The true effects of short selling on the stock market, corporate activities, and the wider economy are what Dr Xiaohu Deng from the Tasmanian School of Business and Economics has spent years trying to figure out.
“A lot of regulators think that short selling can make the market very risky, very volatile,” he said.
But we show that short selling not only makes stock prices more accurate, it can actually make allocation more efficient.
So what exactly is short selling?
“Basically, short selling is share borrowing,” Dr Deng explains. “When you believe the stock market is going down, you can borrow shares.”
These borrowed shares can then be sold before their price drops.
“When the market has actually gone down, you can buy the shares back at a lower price and then return the same number of shares to the lenders,” said Dr Deng.
In this way, savvy investors make money from a drop in stock price while also returning the original amount of borrowed shares to their lenders.
If that sounds risky, it is. If the shares don’t drop in price as expected, unfortunate investors are left out-of-pocket.
This association with dropping stock prices has left short selling with a bad reputation.
“It’s kind of like a natural human response. When stock prices are going down, they’re scared. They’re terrified,” said Dr Deng. “So the government starts banning short selling.”
But a recent international study by Dr Deng and his co-authors, Professor Vishal Gupta from the University of Mississippi and Professor Sandra Mortal from the University of Alabama in the US, has shown that banning short selling can actually do the stock market more harm than good.
From history, whenever there is a ban on short selling, stock prices don’t get more accurate. Corporate investment actually gets distorted.

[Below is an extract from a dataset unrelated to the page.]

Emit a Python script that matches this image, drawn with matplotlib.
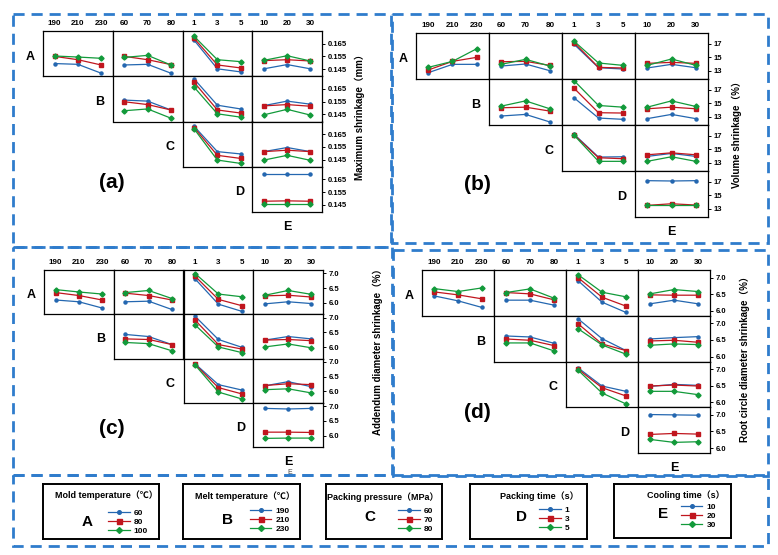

The study revealed that banning short selling has been linked to stock prices becoming overinflated, and the cost of equity is artificially lowered, which allows corporations to invest in more projects.
And that’s led to a number of CEOs overinvesting and spending more money than they can afford on unprofitable projects in order to appease their shareholders.
“When they invest in more projects, that can make investors or shareholders happier,” explains Dr Deng. “But some of those investments may not work.”
This inefficient investment has real impacts on the economy, and is a waste of resources, he adds.
“Short selling makes the stock prices more efficient. Some managers and CEOs make decisions by using the information embedded in the stock prices. Therefore, the better stock prices provide better guidance to those CEOs, and their investment becomes more efficient.”
While economic theory argues that the stock market merely reflects the economy rather than affecting it, by looking at data from 14 countries, Dr Deng and his co-authors were able to examine the actual effects of short selling.
“We answered a very important question,” he said. “Whether short selling constraints have an impact on real corporate activities, and whether the stock market has an impact on the real economy.”
They spent years collecting data from regulators and stock exchanges around the world to objectively measure the effects of short selling on the economy and corporate investment, giving them access to ‘real world’ information that’s not available to most researchers.
“The information we obtained is not publically available,” said Dr Deng.
“So when I’m teaching students – especially students with work experience such as master’s and graduate students – I can tell them this is very new information, this very new knowledge. They cannot learn this from traditional textbooks."